Data lines:
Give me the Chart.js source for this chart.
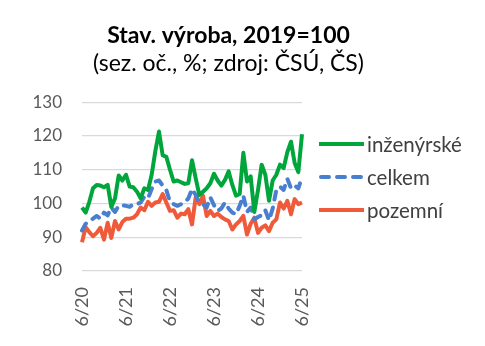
<!DOCTYPE html>
<html>
<head>
<meta charset="utf-8">
<script src="https://cdn.jsdelivr.net/npm/chart.js@4"></script>
<style>
  html, body { margin: 0; padding: 0; background: #fff; }
  #wrap { width: 485px; height: 346px; }
</style>
</head>
<body>
<div id="wrap"><canvas id="chart" width="485" height="346"></canvas></div>
<script>
// monthly index, 6/2020 .. 6/2025 (2019 = 100)
const months = [];
for (let y = 20; y <= 25; y++) {
  for (let m = 1; m <= 12; m++) {
    if ((y === 20 && m < 6) || (y === 25 && m > 6)) continue;
    months.push(m + '/' + y);
  }
}

const inzenyrske = [
  98.8, 97.3, 100.5, 104.5, 105.5, 105.3, 104.8, 105.5, 99.0, 101.5,
  108.3, 106.8, 108.5, 105.0, 104.8, 103.5, 101.5, 104.5, 104.0, 108.5,
  115.5, 121.3, 114.3, 113.8, 110.0, 106.5, 106.8, 106.3, 105.8, 106.0,
  112.8, 107.5, 102.5, 103.5, 104.5, 106.0, 108.8, 106.8, 105.3, 107.0,
  109.5, 105.5, 102.3, 102.8, 115.0, 106.5, 108.0, 97.5, 104.0, 111.5,
  108.5, 100.8, 106.8, 108.5, 111.5, 110.5, 115.2, 118.3, 112.0, 109.3,
  120.5
];

const celkem = [
  92.0, 94.0, 94.8, 95.5, 96.3, 95.5, 97.3, 96.5, 98.8, 97.5,
  99.3, 99.5, 99.3, 99.0, 99.8, 99.8, 100.3, 102.0, 101.5, 104.3,
  106.5, 106.8, 105.3, 104.0, 100.5, 99.8, 99.3, 99.8, 100.3, 101.5,
  104.3, 102.5, 100.3, 99.8, 98.8, 101.8, 99.5, 97.8, 98.5, 100.3,
  98.5, 97.3, 96.8, 99.3, 102.3, 97.5, 98.8, 95.3, 96.0, 96.5,
  98.0, 95.0, 98.5, 104.0, 105.0, 104.0, 107.3, 104.5, 105.3, 104.5,
  107.8
];

const pozemni = [
  88.5, 93.0, 91.5, 90.3, 91.3, 92.8, 89.3, 94.3, 89.8, 94.8,
  92.3, 94.5, 95.5, 95.5, 95.8, 96.8, 98.8, 98.0, 100.5, 99.3,
  100.3, 100.5, 102.8, 100.3, 97.8, 98.0, 95.8, 97.0, 96.8, 98.3,
  93.8, 101.8, 99.8, 102.3, 96.3, 97.8, 96.3, 97.0, 96.0, 95.3,
  94.8, 92.3, 93.8, 94.8, 96.3, 90.8, 94.0, 95.8, 91.3, 92.8,
  93.5, 91.8, 94.3, 95.3, 100.3, 98.5, 100.8, 96.8, 101.3, 99.8,
  100.3
];

const yTicks = [80, 90, 100, 110, 120, 130];

const FONT = 'Lato, "Open Sans", sans-serif';

// legend drawn to the right of the plot, one row per series
const sideLegend = {
  id: 'sideLegend',
  afterDraw(chart) {
    const ctx = chart.ctx;
    ctx.save();
    chart.data.datasets.forEach((ds, i) => {
      const y = 144 + i * 33;
      ctx.strokeStyle = ds.borderColor;
      ctx.lineWidth = 4;
      ctx.lineCap = ds.borderDash ? 'round' : 'butt';
      ctx.setLineDash(ds.borderDash || []);
      ctx.beginPath();
      ctx.moveTo(ds.borderDash ? 321 : 319, y);
      ctx.lineTo(364, y);
      ctx.stroke();
      ctx.setLineDash([]);
      ctx.fillStyle = '#404040';
      ctx.font = '20.5px ' + FONT;
      ctx.textBaseline = 'middle';
      ctx.textAlign = 'left';
      ctx.fillText(ds.label, 367, y + 1);
    });
    ctx.restore();
  }
};

new Chart(document.getElementById('chart'), {
  type: 'line',
  data: {
    labels: months,
    datasets: [{
      label: 'inženýrské',
      data: inzenyrske,
      borderColor: '#00a63c',
      borderWidth: 4
    }, {
      label: 'celkem',
      data: celkem,
      borderColor: '#4a7fd0',
      borderWidth: 4,
      borderDash: [8, 8],
      borderCapStyle: 'round'
    }, {
      label: 'pozemní',
      data: pozemni,
      borderColor: '#ee5a3a',
      borderWidth: 4
    }]
  },
  options: {
    responsive: false,
    animation: false,
    layout: { padding: { left: 0, right: 28, top: 0, bottom: 0 } },
    elements: {
      point: { radius: 0 },
      line: { tension: 0, borderJoinStyle: 'round' }
    },
    plugins: {
      legend: { display: false },
      tooltip: { enabled: false },
      title: {
        display: true,
        text: 'Stav. výroba, 2019=100',
        color: '#000',
        font: { family: FONT, size: 23, weight: 'bold' },
        padding: { top: 22, bottom: 0 }
      },
      subtitle: {
        display: true,
        text: '(sez. oč., %; zdroj: ČSÚ, ČS)',
        color: '#000',
        font: { family: FONT, size: 23 },
        padding: { top: 0, bottom: 25 }
      }
    },
    scales: {
      x: {
        offset: false,
        grid: { display: false, drawTicks: false },
        border: { display: false },
        afterFit(scale) { scale.height = 75; },
        ticks: {
          autoSkip: false,
          maxRotation: 90,
          minRotation: 90,
          padding: 16,
          color: '#595959',
          font: { family: FONT, size: 18 },
          callback: (v, i) => (i % 12 === 0 ? months[i] : '')
        }
      },
      y: {
        min: 80,
        max: 130,
        afterBuildTicks(scale) { scale.ticks = yTicks.map(v => ({ value: v })); },
        afterFit(scale) { scale.width = 82; },
        grid: { color: '#d9d9d9', lineWidth: 1.3, drawTicks: false },
        border: { display: false },
        ticks: {
          padding: 20,
          color: '#595959',
          font: { family: FONT, size: 17 }
        }
      },
      // empty right axis that reserves room for the legend
      side: {
        type: 'linear',
        position: 'right',
        afterFit(scale) { scale.width = 155; },
        grid: { display: false, drawTicks: false },
        border: { display: false },
        ticks: { display: false }
      }
    }
  },
  plugins: [sideLegend]
});
</script>
</body>
</html>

Problem details: Omit the pictures and give the material again, exactly and in full.

Result of this task:
Give me the Chart.js source for this chart.
<!DOCTYPE html>
<html>
<head>
<meta charset="utf-8">
<script src="https://cdn.jsdelivr.net/npm/chart.js@4"></script>
<style>
  html, body { margin: 0; padding: 0; background: #fff; }
  #wrap { width: 485px; height: 346px; }
</style>
</head>
<body>
<div id="wrap"><canvas id="chart" width="485" height="346"></canvas></div>
<script>
// monthly index, 6/2020 .. 6/2025 (2019 = 100)
const months = [];
for (let y = 20; y <= 25; y++) {
  for (let m = 1; m <= 12; m++) {
    if ((y === 20 && m < 6) || (y === 25 && m > 6)) continue;
    months.push(m + '/' + y);
  }
}

const inzenyrske = [
  98.8, 97.3, 100.5, 104.5, 105.5, 105.3, 104.8, 105.5, 99.0, 101.5,
  108.3, 106.8, 108.5, 105.0, 104.8, 103.5, 101.5, 104.5, 104.0, 108.5,
  115.5, 121.3, 114.3, 113.8, 110.0, 106.5, 106.8, 106.3, 105.8, 106.0,
  112.8, 107.5, 102.5, 103.5, 104.5, 106.0, 108.8, 106.8, 105.3, 107.0,
  109.5, 105.5, 102.3, 102.8, 115.0, 106.5, 108.0, 97.5, 104.0, 111.5,
  108.5, 100.8, 106.8, 108.5, 111.5, 110.5, 115.2, 118.3, 112.0, 109.3,
  120.5
];

const celkem = [
  92.0, 94.0, 94.8, 95.5, 96.3, 95.5, 97.3, 96.5, 98.8, 97.5,
  99.3, 99.5, 99.3, 99.0, 99.8, 99.8, 100.3, 102.0, 101.5, 104.3,
  106.5, 106.8, 105.3, 104.0, 100.5, 99.8, 99.3, 99.8, 100.3, 101.5,
  104.3, 102.5, 100.3, 99.8, 98.8, 101.8, 99.5, 97.8, 98.5, 100.3,
  98.5, 97.3, 96.8, 99.3, 102.3, 97.5, 98.8, 95.3, 96.0, 96.5,
  98.0, 95.0, 98.5, 104.0, 105.0, 104.0, 107.3, 104.5, 105.3, 104.5,
  107.8
];

const pozemni = [
  88.5, 93.0, 91.5, 90.3, 91.3, 92.8, 89.3, 94.3, 89.8, 94.8,
  92.3, 94.5, 95.5, 95.5, 95.8, 96.8, 98.8, 98.0, 100.5, 99.3,
  100.3, 100.5, 102.8, 100.3, 97.8, 98.0, 95.8, 97.0, 96.8, 98.3,
  93.8, 101.8, 99.8, 102.3, 96.3, 97.8, 96.3, 97.0, 96.0, 95.3,
  94.8, 92.3, 93.8, 94.8, 96.3, 90.8, 94.0, 95.8, 91.3, 92.8,
  93.5, 91.8, 94.3, 95.3, 100.3, 98.5, 100.8, 96.8, 101.3, 99.8,
  100.3
];

const yTicks = [80, 90, 100, 110, 120, 130];

const FONT = 'Lato, "Open Sans", sans-serif';

// legend drawn to the right of the plot, one row per series
const sideLegend = {
  id: 'sideLegend',
  afterDraw(chart) {
    const ctx = chart.ctx;
    ctx.save();
    chart.data.datasets.forEach((ds, i) => {
      const y = 144 + i * 33;
      ctx.strokeStyle = ds.borderColor;
      ctx.lineWidth = 4;
      ctx.lineCap = ds.borderDash ? 'round' : 'butt';
      ctx.setLineDash(ds.borderDash || []);
      ctx.beginPath();
      ctx.moveTo(ds.borderDash ? 321 : 319, y);
      ctx.lineTo(364, y);
      ctx.stroke();
      ctx.setLineDash([]);
      ctx.fillStyle = '#404040';
      ctx.font = '20.5px ' + FONT;
      ctx.textBaseline = 'middle';
      ctx.textAlign = 'left';
      ctx.fillText(ds.label, 367, y + 1);
    });
    ctx.restore();
  }
};

new Chart(document.getElementById('chart'), {
  type: 'line',
  data: {
    labels: months,
    datasets: [{
      label: 'inženýrské',
      data: inzenyrske,
      borderColor: '#00a63c',
      borderWidth: 4
    }, {
      label: 'celkem',
      data: celkem,
      borderColor: '#4a7fd0',
      borderWidth: 4,
      borderDash: [8, 8],
      borderCapStyle: 'round'
    }, {
      label: 'pozemní',
      data: pozemni,
      borderColor: '#ee5a3a',
      borderWidth: 4
    }]
  },
  options: {
    responsive: false,
    animation: false,
    layout: { padding: { left: 0, right: 28, top: 0, bottom: 0 } },
    elements: {
      point: { radius: 0 },
      line: { tension: 0, borderJoinStyle: 'round' }
    },
    plugins: {
      legend: { display: false },
      tooltip: { enabled: false },
      title: {
        display: true,
        text: 'Stav. výroba, 2019=100',
        color: '#000',
        font: { family: FONT, size: 23, weight: 'bold' },
        padding: { top: 22, bottom: 0 }
      },
      subtitle: {
        display: true,
        text: '(sez. oč., %; zdroj: ČSÚ, ČS)',
        color: '#000',
        font: { family: FONT, size: 23 },
        padding: { top: 0, bottom: 25 }
      }
    },
    scales: {
      x: {
        offset: false,
        grid: { display: false, drawTicks: false },
        border: { display: false },
        afterFit(scale) { scale.height = 75; },
        ticks: {
          autoSkip: false,
          maxRotation: 90,
          minRotation: 90,
          padding: 16,
          color: '#595959',
          font: { family: FONT, size: 18 },
          callback: (v, i) => (i % 12 === 0 ? months[i] : '')
        }
      },
      y: {
        min: 80,
        max: 130,
        afterBuildTicks(scale) { scale.ticks = yTicks.map(v => ({ value: v })); },
        afterFit(scale) { scale.width = 82; },
        grid: { color: '#d9d9d9', lineWidth: 1.3, drawTicks: false },
        border: { display: false },
        ticks: {
          padding: 20,
          color: '#595959',
          font: { family: FONT, size: 17 }
        }
      },
      // empty right axis that reserves room for the legend
      side: {
        type: 'linear',
        position: 'right',
        afterFit(scale) { scale.width = 155; },
        grid: { display: false, drawTicks: false },
        border: { display: false },
        ticks: { display: false }
      }
    }
  },
  plugins: [sideLegend]
});
</script>
</body>
</html>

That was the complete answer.